[Begin DATA PROVIDED]

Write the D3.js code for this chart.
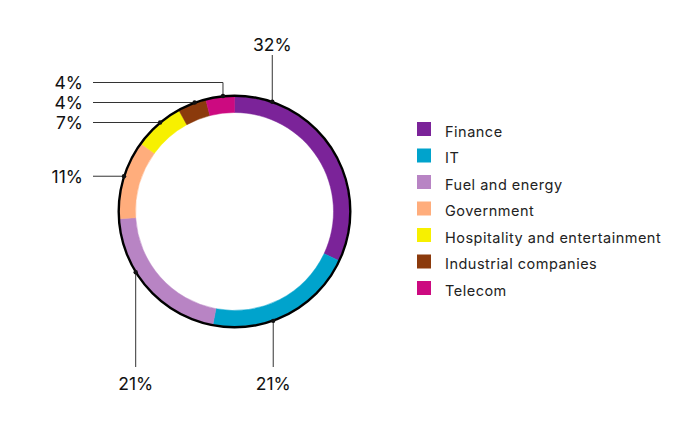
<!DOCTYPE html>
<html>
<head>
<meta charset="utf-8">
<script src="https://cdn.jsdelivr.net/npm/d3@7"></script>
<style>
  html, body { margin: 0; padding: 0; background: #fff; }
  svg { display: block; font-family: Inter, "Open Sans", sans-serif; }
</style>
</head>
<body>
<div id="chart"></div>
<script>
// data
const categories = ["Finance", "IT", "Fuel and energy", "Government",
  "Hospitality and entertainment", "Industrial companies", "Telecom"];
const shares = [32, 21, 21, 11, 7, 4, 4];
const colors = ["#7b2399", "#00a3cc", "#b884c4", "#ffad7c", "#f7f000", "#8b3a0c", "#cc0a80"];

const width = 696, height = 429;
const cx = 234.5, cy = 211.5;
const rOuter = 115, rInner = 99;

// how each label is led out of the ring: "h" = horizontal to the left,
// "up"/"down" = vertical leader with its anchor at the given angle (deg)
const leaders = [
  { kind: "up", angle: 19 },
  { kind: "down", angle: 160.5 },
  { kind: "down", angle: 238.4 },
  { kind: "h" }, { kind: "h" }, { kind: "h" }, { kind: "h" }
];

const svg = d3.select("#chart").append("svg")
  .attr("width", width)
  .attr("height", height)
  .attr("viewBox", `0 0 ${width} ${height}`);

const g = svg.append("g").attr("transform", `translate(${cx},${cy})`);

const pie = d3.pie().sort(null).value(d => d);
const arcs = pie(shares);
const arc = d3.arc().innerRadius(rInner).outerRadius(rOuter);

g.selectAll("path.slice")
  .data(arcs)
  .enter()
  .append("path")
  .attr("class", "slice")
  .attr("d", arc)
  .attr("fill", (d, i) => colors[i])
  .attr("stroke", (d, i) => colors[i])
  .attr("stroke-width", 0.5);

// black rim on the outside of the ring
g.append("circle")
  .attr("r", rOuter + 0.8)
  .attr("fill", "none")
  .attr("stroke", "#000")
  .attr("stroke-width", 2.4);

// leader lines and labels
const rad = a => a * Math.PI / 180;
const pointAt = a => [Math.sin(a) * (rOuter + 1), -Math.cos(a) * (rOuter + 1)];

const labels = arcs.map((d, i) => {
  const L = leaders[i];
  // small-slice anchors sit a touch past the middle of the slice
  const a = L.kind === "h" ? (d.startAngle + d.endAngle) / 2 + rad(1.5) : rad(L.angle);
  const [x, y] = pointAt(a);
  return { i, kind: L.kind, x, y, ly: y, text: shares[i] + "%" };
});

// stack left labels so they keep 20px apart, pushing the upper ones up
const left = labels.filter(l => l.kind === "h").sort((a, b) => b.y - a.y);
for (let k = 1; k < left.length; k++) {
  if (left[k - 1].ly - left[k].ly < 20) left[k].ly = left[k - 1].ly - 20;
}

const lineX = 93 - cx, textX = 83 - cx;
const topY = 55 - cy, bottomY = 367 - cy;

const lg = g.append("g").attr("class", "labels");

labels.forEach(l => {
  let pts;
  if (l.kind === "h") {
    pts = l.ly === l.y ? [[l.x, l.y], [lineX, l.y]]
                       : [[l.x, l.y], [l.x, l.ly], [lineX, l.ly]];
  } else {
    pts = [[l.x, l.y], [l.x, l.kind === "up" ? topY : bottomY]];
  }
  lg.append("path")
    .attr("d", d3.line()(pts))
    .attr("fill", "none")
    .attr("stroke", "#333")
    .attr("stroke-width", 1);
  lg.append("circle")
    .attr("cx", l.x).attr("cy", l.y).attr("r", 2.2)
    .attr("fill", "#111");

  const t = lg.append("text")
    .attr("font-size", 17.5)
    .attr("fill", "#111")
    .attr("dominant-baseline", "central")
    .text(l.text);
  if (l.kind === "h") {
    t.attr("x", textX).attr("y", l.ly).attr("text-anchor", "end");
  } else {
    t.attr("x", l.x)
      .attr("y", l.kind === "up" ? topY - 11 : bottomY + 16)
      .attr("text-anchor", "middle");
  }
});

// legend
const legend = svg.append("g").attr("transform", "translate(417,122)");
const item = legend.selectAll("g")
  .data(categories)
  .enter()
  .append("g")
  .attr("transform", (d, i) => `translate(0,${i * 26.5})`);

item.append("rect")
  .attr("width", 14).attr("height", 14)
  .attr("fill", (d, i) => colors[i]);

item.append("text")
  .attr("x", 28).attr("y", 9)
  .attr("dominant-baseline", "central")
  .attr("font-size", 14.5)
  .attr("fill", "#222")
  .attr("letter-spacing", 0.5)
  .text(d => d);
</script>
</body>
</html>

[End DATA PROVIDED]
[Begin DATA PROVIDED]

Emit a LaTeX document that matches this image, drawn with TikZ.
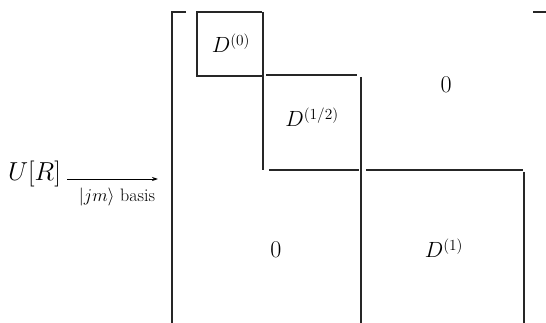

[End DATA PROVIDED]

### JOB
Leaving the pictures out, write out exactly the lines from the line containing "Write the D3.js code for this chart." through the line containing "const pointAt = a", both included.

### FINAL RESULT
Write the D3.js code for this chart.
<!DOCTYPE html>
<html>
<head>
<meta charset="utf-8">
<script src="https://cdn.jsdelivr.net/npm/d3@7"></script>
<style>
  html, body { margin: 0; padding: 0; background: #fff; }
  svg { display: block; font-family: Inter, "Open Sans", sans-serif; }
</style>
</head>
<body>
<div id="chart"></div>
<script>
// data
const categories = ["Finance", "IT", "Fuel and energy", "Government",
  "Hospitality and entertainment", "Industrial companies", "Telecom"];
const shares = [32, 21, 21, 11, 7, 4, 4];
const colors = ["#7b2399", "#00a3cc", "#b884c4", "#ffad7c", "#f7f000", "#8b3a0c", "#cc0a80"];

const width = 696, height = 429;
const cx = 234.5, cy = 211.5;
const rOuter = 115, rInner = 99;

// how each label is led out of the ring: "h" = horizontal to the left,
// "up"/"down" = vertical leader with its anchor at the given angle (deg)
const leaders = [
  { kind: "up", angle: 19 },
  { kind: "down", angle: 160.5 },
  { kind: "down", angle: 238.4 },
  { kind: "h" }, { kind: "h" }, { kind: "h" }, { kind: "h" }
];

const svg = d3.select("#chart").append("svg")
  .attr("width", width)
  .attr("height", height)
  .attr("viewBox", `0 0 ${width} ${height}`);

const g = svg.append("g").attr("transform", `translate(${cx},${cy})`);

const pie = d3.pie().sort(null).value(d => d);
const arcs = pie(shares);
const arc = d3.arc().innerRadius(rInner).outerRadius(rOuter);

g.selectAll("path.slice")
  .data(arcs)
  .enter()
  .append("path")
  .attr("class", "slice")
  .attr("d", arc)
  .attr("fill", (d, i) => colors[i])
  .attr("stroke", (d, i) => colors[i])
  .attr("stroke-width", 0.5);

// black rim on the outside of the ring
g.append("circle")
  .attr("r", rOuter + 0.8)
  .attr("fill", "none")
  .attr("stroke", "#000")
  .attr("stroke-width", 2.4);

// leader lines and labels
const rad = a => a * Math.PI / 180;
const pointAt = a => [Math.sin(a) * (rOuter + 1), -Math.cos(a) * (rOuter + 1)];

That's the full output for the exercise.